Published on April 11, 2016
You’ve heard the equation 1 human year = 7 dog years. While larger dogs age faster than small ones, this equation is roughly true. This is why, once your dog reaches 7 or 8 years of age, we recommend bringing him to the veterinarian every six months. These visits should involve a thorough physical exam as well as discussion of your dog’s lifestyle, diet, and any changes in behavior that you may have noticed.
Dogs can’t tell us where it hurts
Animals can’t talk to tell us how they are feeling as they age. They don’t compare ailments with those of other dogs and realize they are less healthy than their peers. They are adept at hiding symptoms of weakness. It is very common on a physical exam for the doctor to find medical problems of which even the most conscientious owner was unaware. For older pets, in addition to a good exam, screening blood work and other diagnostic tests become important. Studies indicate that around 20% of senior dogs that appear healthy upon physical examination have an underlying disease. Early diagnosis aids in successful treatment.
Sometimes your dog does act sick
As dogs age, they may begin to develop decreased kidney, liver or heart function. Endocrine diseases like diabetes, hypothyroidism or Cushing’s disease can arise, causing decreased resistance to infections. Dogs are also susceptible to a variety of cancers, including bone cancer and internal liver and splenic cancer. Signs of disease can include obvious illness like vomiting, diarrhea, coughing or sneezing, but changes may also be subtle, like drinking more water, occasional accidents in the house, increased pickiness about food, or a reluctance to go on walks. Some sick dogs may become increasingly needy and anxious. For your older pet, any change in his normal behavior is a reason to contact your veterinarian. An exam with bloodwork, urinalysis and fecal check for parasites — considered the minimum data base for dogs — may reveal the problem. Based on that initial work-up, additional tests like blood pressure, X-rays or an ultrasound to screen for cancer may be recommended.
Two common problems
As people do, many dogs experience slow but steady weight gain as they age. Obesity linked disorders like ligament tears and ruptures, arthritis, decreased mobility, and respiratory compromise can all affect the quality of life of our older pets. In general for your dog, thinner is better. Studies indicate that thinner dogs live an average of 2 years longer than their overweight peers. An ideal weight is best accomplished by controlling the amount fed and exercising routinely, habits preferably begun while your dog is still young.

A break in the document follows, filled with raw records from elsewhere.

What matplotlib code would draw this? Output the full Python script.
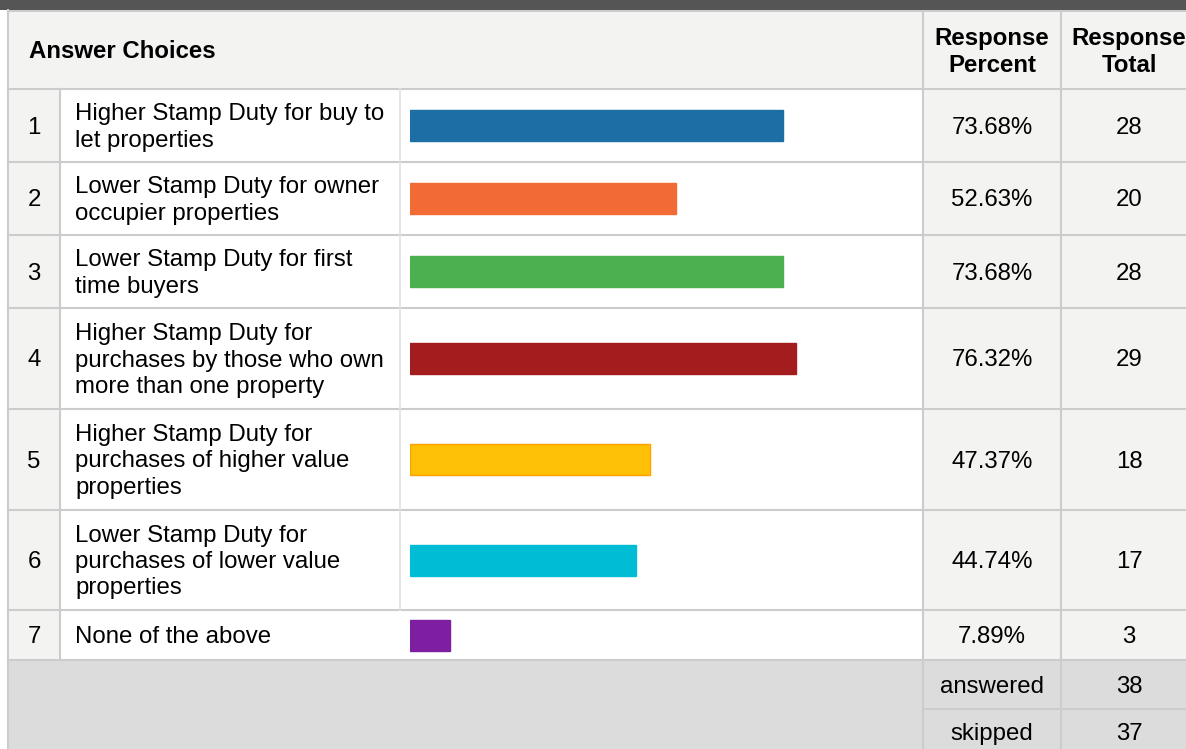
import matplotlib.pyplot as plt
from matplotlib.patches import Rectangle

plt.rcParams['font.family'] = ['Liberation Sans', 'DejaVu Sans']

numbers = ['1', '2', '3', '4', '5', '6', '7']
choices = [
    'Higher Stamp Duty for buy to\nlet properties',
    'Lower Stamp Duty for owner\noccupier properties',
    'Lower Stamp Duty for first\ntime buyers',
    'Higher Stamp Duty for\npurchases by those who own\nmore than one property',
    'Higher Stamp Duty for\npurchases of higher value\nproperties',
    'Lower Stamp Duty for\npurchases of lower value\nproperties',
    'None of the above',
]
percents = [73.68, 52.63, 73.68, 76.32, 47.37, 44.74, 7.89]
totals = [28, 20, 28, 29, 18, 17, 3]
bar_colors = ['#1c6ea4', '#f26b35', '#4caf50', '#a31d1f', '#ffc107', '#00bcd4', '#7e1fa1']
bar_edges = ['#1c6ea4', '#f26b35', '#4caf50', '#a31d1f', '#ffa000', '#00bcd4', '#7e1fa1']
summary_labels = ['answered', 'skipped']
summary_values = [38, 37]

W, H = 1186, 749
# row edges in pixels (layout)
row_edges = [89, 162, 235, 308, 409, 510, 610, 660]
row_mid = [(a + b) / 2 for a, b in zip(row_edges[:-1], row_edges[1:])]
line_c = '#cccccc'
light = '#f3f3f2'
dark_sum = '#dcdcdc'
fs = 17.3
lw = 1.5
dy = 2  # small downward nudge for text

fig = plt.figure(figsize=(W / 100, H / 100), dpi=100)
ax = fig.add_axes([0, 0, 1, 1])
ax.set_xlim(0, W)
ax.set_ylim(H, 0)
ax.axis('off')

def box(x0, y0, x1, y1, fc):
    ax.add_patch(Rectangle((x0, y0), x1 - x0, y1 - y0, facecolor=fc, edgecolor='none'))

# top band
box(0, 0, W, 10, '#555555')
box(8, 10, W, 12, line_c)
# header
box(8, 12, W, 89, light)
# body cells
for y0, y1 in zip(row_edges[:-1], row_edges[1:]):
    box(8, y0, 60, y1, light)
    box(60, y0, 923, y1, 'white')
    box(923, y0, W, y1, light)
# summary
box(8, 660, W, H, dark_sum)

# lines
ax.plot([8, 8], [10, H], color=line_c, lw=lw)
for y in row_edges:
    ax.plot([8, W], [y, y], color=line_c, lw=lw)
ax.plot([923, W], [709, 709], color=line_c, lw=lw)
ax.plot([923, 923], [12, H], color=line_c, lw=lw)
ax.plot([1061, 1061], [12, H], color=line_c, lw=lw)
ax.plot([60, 60], [89, 660], color=line_c, lw=lw)
ax.plot([400, 400], [89, 610], color='#e2e2e2', lw=1.2)

# header text
ax.text(29, 50 + dy, 'Answer Choices', fontsize=fs, fontweight='bold', ha='left', va='center')
ax.text(992, 50 + dy, 'Response\nPercent', fontsize=fs, fontweight='bold', ha='center', va='center', linespacing=1.25)
ax.text(1129, 50 + dy, 'Response\nTotal', fontsize=fs, fontweight='bold', ha='center', va='center', linespacing=1.25)

for i in range(len(numbers)):
    y = row_mid[i] + dy
    ax.text(34, y, numbers[i], fontsize=fs, ha='center', va='center')
    ax.text(75, y, choices[i], fontsize=fs, ha='left', va='center', linespacing=1.25)
    ax.text(992, y, f'{percents[i]:.2f}%', fontsize=fs, ha='center', va='center')
    ax.text(1129, y, str(totals[i]), fontsize=fs, ha='center', va='center')

for lab, val, y in zip(summary_labels, summary_values, [685, 732]):
    ax.text(992, y + dy, lab, fontsize=fs, ha='center', va='center')
    ax.text(1129, y + dy, str(val), fontsize=fs, ha='center', va='center')

# bars on their own percent scale
bx = fig.add_axes([410 / W, 0, 506 / W, 1])
bx.set_xlim(0, 100)
bx.set_ylim(H, 0)
bx.axis('off')
bx.patch.set_alpha(0)
bx.barh(row_mid, percents, height=31, color=bar_colors, edgecolor=bar_edges, linewidth=1)

fig.savefig('out.png', dpi=100)
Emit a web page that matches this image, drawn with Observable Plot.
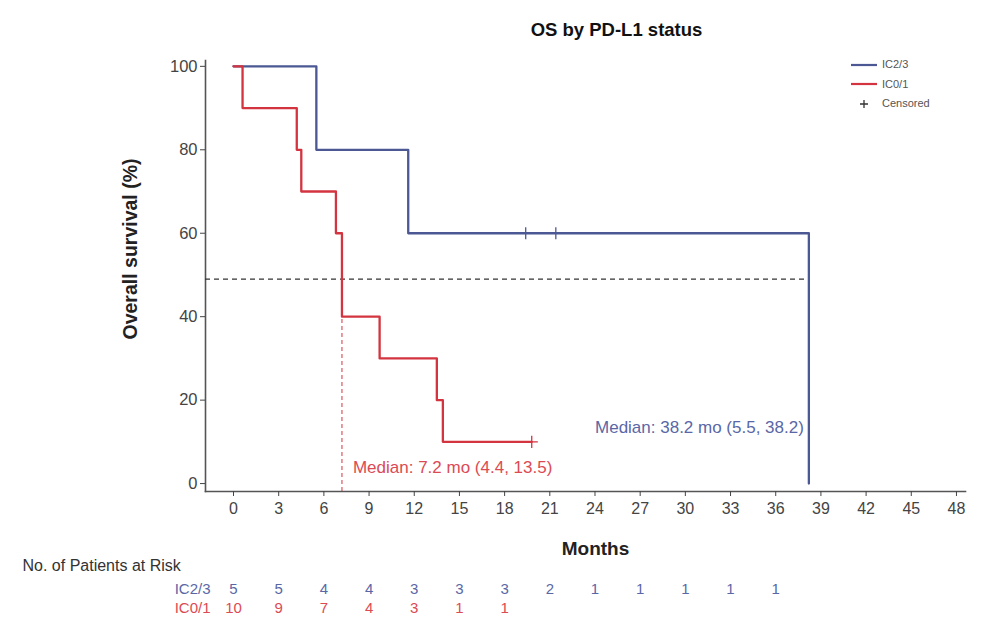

Many adult dogs also suffer from significant dental disease. Pets are not healthy unless their teeth are healthy. Periodontal disease undermines overall health and the average dog receiving good dental care lives 10–20% longer. Get in the habit of brushing your young dog’s teeth. Dental cleaning with sedation as recommended by your veterinarian is also important. Remember: Bad breath is not normal for a dog. It is a symptom of disease. Preventative tooth care is one of the most important things you can do to improve your older dog’s health.
3 simple steps
Aging and the changes that accompany it are inevitable. You can be an advocate for your dog, however, by having routine veterinarian checkups, keeping your pet’s teeth clean, and having him or her stay thin and active. These 3 steps are what you can do to help your dog live the longest, healthiest life possible.